TV5MONDE : Comment a été perçue la fin de l'expérience socialiste dans les États africains qui étaient dans le camp soviétique ?
Tatiana Smirnova : Globalement il y a eu beaucoup d'amertume. Mais je pense que les bouleversements de la fin des années 1980 – début des années 1990 sur le continent africain, le changement des régimes politiques étaient quelque chose de plus préoccupant pour les dirigeants. La fin de certains accords de coopération avec l’URSS a été également source de déception.
TV5MONDE : Est-ce que Poutine joue sur une ancienne proximité culturelle et affective que ces pays avaient avec l’URSS ?
Tatiana Smirnova : Paradoxalement, oui et non. Les partenaires économiques les plus importants de la Russie d’aujourd’hui sont l’Égypte et l’Algérie (coopération militaire et dans un domaine de l'agriculture). Même si l’URSS avait des liens forts avec ces pays, ils n’étaient pas ses partenaires privilégiés à l’époque. La coopération d’aujourd’hui se construit sur un volet surtout pragmatique. Avec la fin de l’URSS, le tournant c’était aussi les modalités de coopération : avant il s'agissait d'une coopération centralisée et bien institutionnalisée, aujourd’hui elle passe surtout par les compagnies privées.

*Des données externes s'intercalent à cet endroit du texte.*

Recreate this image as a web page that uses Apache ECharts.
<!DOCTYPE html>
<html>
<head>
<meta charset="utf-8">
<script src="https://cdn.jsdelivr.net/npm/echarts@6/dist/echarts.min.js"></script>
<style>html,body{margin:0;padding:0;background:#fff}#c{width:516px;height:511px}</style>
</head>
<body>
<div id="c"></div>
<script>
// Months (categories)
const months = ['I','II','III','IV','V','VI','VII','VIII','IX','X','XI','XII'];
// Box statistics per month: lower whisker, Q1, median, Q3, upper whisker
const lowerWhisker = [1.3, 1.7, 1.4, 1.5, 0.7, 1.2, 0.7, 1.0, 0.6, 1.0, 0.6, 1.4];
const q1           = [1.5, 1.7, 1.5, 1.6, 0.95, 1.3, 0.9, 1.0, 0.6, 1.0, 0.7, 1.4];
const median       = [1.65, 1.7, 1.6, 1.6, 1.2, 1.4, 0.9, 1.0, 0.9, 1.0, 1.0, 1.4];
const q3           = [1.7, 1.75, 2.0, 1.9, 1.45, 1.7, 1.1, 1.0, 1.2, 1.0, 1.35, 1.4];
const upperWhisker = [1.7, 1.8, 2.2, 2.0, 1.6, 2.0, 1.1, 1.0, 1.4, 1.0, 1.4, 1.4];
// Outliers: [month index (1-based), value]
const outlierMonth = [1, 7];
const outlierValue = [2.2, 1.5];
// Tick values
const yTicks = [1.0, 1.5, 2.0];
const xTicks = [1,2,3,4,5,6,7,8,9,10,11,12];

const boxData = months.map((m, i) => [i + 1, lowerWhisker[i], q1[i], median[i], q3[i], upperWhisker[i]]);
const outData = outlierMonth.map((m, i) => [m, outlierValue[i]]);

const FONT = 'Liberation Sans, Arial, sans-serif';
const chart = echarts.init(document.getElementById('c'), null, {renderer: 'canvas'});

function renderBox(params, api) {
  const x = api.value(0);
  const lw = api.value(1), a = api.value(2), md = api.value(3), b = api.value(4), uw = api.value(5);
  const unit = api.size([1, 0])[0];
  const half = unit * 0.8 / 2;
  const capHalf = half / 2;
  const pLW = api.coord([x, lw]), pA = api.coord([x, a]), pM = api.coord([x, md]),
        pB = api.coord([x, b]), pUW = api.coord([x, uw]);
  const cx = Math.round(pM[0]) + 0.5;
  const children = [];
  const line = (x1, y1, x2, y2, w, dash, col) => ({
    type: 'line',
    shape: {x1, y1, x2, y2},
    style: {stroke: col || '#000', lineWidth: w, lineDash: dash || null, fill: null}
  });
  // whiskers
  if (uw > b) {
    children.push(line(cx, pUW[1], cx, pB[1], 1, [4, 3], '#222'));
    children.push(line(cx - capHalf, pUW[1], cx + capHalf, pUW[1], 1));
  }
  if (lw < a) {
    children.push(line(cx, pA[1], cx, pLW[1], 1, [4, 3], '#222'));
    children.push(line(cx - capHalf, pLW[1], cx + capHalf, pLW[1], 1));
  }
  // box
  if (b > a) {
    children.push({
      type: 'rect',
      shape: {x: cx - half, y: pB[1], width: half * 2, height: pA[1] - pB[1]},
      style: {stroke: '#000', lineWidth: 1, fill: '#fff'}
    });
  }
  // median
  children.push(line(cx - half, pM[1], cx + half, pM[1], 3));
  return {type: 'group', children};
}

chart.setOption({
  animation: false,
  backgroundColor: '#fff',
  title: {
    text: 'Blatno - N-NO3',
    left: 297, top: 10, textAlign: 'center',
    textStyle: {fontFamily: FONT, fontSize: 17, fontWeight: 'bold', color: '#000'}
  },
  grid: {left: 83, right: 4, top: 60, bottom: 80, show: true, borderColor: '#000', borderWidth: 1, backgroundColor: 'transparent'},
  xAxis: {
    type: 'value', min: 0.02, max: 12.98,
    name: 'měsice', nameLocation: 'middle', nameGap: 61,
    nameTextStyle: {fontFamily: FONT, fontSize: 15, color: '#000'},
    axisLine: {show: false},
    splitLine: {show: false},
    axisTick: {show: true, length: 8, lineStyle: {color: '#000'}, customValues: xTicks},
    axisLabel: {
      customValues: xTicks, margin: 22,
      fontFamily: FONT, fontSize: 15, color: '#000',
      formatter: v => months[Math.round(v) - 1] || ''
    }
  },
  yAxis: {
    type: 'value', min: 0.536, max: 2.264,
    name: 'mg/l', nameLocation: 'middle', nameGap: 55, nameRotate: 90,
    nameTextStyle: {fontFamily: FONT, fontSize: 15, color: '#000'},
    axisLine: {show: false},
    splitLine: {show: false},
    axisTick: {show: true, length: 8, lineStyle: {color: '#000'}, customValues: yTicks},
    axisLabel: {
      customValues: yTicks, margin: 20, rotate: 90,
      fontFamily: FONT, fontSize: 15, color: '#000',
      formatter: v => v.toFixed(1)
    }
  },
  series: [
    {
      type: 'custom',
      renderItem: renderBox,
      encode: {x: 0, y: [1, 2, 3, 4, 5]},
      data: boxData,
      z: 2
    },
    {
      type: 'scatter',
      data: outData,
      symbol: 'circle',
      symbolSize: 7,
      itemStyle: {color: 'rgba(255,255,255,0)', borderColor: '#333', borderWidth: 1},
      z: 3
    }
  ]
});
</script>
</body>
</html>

C’est aussi la raison pour laquelle on commettrait une erreur de penser que la politique de la Russie en Afrique aujourd’hui est bien orchestrée et coordonnée exclusivement par le Kremlin. D’ailleurs, tout comme à l’époque soviétique (mais pour des raisons différentes), il y existe une pluralité de positions et visions sur les «manières de faire». Ceci s’explique aujourd’hui par la décentralisation de la coopération et par les intérêts différents des uns et des autres qui s’y investissent.

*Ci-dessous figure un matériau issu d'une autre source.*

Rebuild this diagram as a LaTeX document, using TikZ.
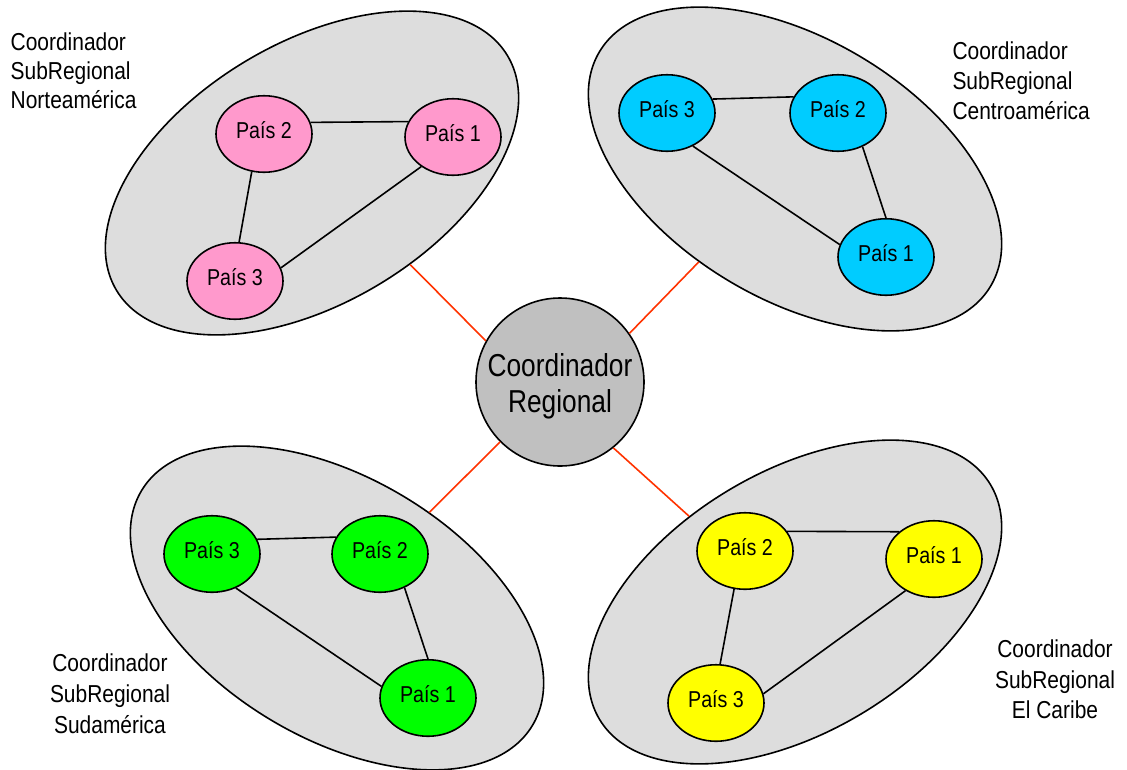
\documentclass[tikz,border=0pt]{standalone}
\usepackage{fontspec}
\setmainfont{Liberation Sans}
\newfontfamily\labelfont{Liberation Sans}[FakeStretch=0.855]
\newfontfamily\narrowfont{Liberation Sans}[FakeStretch=0.83]
\usetikzlibrary{shapes.geometric}
\definecolor{regbg}{HTML}{DDDDDD}
\definecolor{centerbg}{HTML}{C0C0C0}
\definecolor{redline}{HTML}{FF3300}
\definecolor{pink}{HTML}{FF99CC}
\definecolor{cyanc}{HTML}{00CCFF}
\definecolor{greenc}{HTML}{00FF00}
\definecolor{yellowc}{HTML}{FFFF00}
\begin{document}
\begin{tikzpicture}[x=1pt,y=-1pt,
  region/.style={ellipse, draw=black, line width=1.6pt, fill=regbg, minimum width=456pt, minimum height=260pt, inner sep=0pt},
  pais/.style={ellipse, draw=black, line width=1.6pt, minimum width=96pt, minimum height=76.5pt, inner sep=0pt, font=\labelfont\fontsize{23}{27}\selectfont, text height=16pt, text depth=8pt},
  link/.style={line width=1.6pt, draw=black},
  redlink/.style={line width=1.6pt, draw=redline},
  sublabel/.style={inner sep=0pt}
]
\useasboundingbox (0,0) rectangle (1127,769);

% regional ellipses
\node[region, rotate=31]  (na) at (312,173) {};
\node[region, rotate=-31] (ca) at (795,169) {};
\node[region, rotate=-31] (sa) at (337,608) {};
\node[region, rotate=31]  (cb) at (795,602) {};

% countries
\node[pais, fill=pink] (na2) at (264,134) {País 2};
\node[pais, fill=pink] (na1) at (453,137) {País 1};
\node[pais, fill=pink] (na3) at (235,281) {País 3};

\node[pais, fill=cyanc] (ca3) at (667,113) {País 3};
\node[pais, fill=cyanc] (ca2) at (838,113) {País 2};
\node[pais, fill=cyanc] (ca1) at (886,257) {País 1};

\node[pais, fill=greenc] (sa3) at (212,554) {País 3};
\node[pais, fill=greenc] (sa2) at (380,554) {País 2};
\node[pais, fill=greenc] (sa1) at (428,698) {País 1};

\node[pais, fill=yellowc] (cb2) at (745,551) {País 2};
\node[pais, fill=yellowc] (cb1) at (934,559) {País 1};
\node[pais, fill=yellowc] (cb3) at (716,703) {País 3};

% links inside regions
\draw[link] (na2.14) -- (na1.161);
\draw[link] (na2.252) -- (na3.84);
\draw[link] (na1.223) -- (na3.16);

\draw[link] (ca3.17) -- (ca2.160);
\draw[link] (ca2.306) -- (ca1.90);
\draw[link] (ca3.308) -- (ca1.165);

\draw[link] (sa3.18) -- (sa2.159);
\draw[link] (sa2.306) -- (sa1.90);
\draw[link] (sa3.305) -- (sa1.166);

\draw[link] (cb2.25) -- (cb1.142);
\draw[link] (cb2.254) -- (cb3.84);
\draw[link] (cb1.228) -- (cb3.11);

% regional coordinator
\node[circle, draw=black, line width=1.6pt, fill=centerbg, minimum size=168pt, inner sep=0pt, align=center, font=\narrowfont\fontsize{31.7}{36}\selectfont] (rc) at (560,382) {\rule{0pt}{30.7pt}Coordinador\\Regional};

\draw[redlink] (rc.151) -- (na.-74);
\draw[redlink] (rc.35) -- (ca.255);
\draw[redlink] (rc.225) -- (sa.77);
\draw[redlink] (rc.-51) -- (cb.110);

% labels
\node[sublabel, anchor=north west, align=left, font=\labelfont\fontsize{24.5}{29.3}\selectfont] (lna) at (10.5,32.2) {Coordinador\\SubRegional\\Norteamérica};
\node[sublabel, anchor=north west, align=left, font=\labelfont\fontsize{24.5}{30}\selectfont] (lca) at (952.3,41.5) {Coordinador\\SubRegional\\Centroamérica};
\node[sublabel, anchor=north, align=center, font=\labelfont\fontsize{24.5}{31}\selectfont] (lsa) at (110,653.9) {Coordinador\\SubRegional\\Sudamérica};
\node[sublabel, anchor=north, align=center, font=\labelfont\fontsize{24.5}{30.3}\selectfont] (lcb) at (1055,639.9) {Coordinador\\SubRegional\\El Caribe};
\end{tikzpicture}
\end{document}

Les grandes dates de l'URSS en Afrique
1960 : année des indépendances. Des pays rejoignent le bloc de l'URSS comme la Guinée d'Ahmed Sékou Touré qui instaure un parti unique dans son pays. D'autres pays francophones signent des accords de coopération.
1965 : Cuba envoie des soldats en RDC pour déstabiliser le régime de Mobutu.
1975-1985. L'URSS mène une politique offensive et envoit des soldats cubains sur plusieurs fronts africains en Angola, au Mozambique ou en Éthiopie. Des régimes socialistes voient le jour comme en Éthiopie. Le pays connaîtra trois guerres et des famines.
1991 : fin de l'URSS et fin des régimes socialistes en Afrique.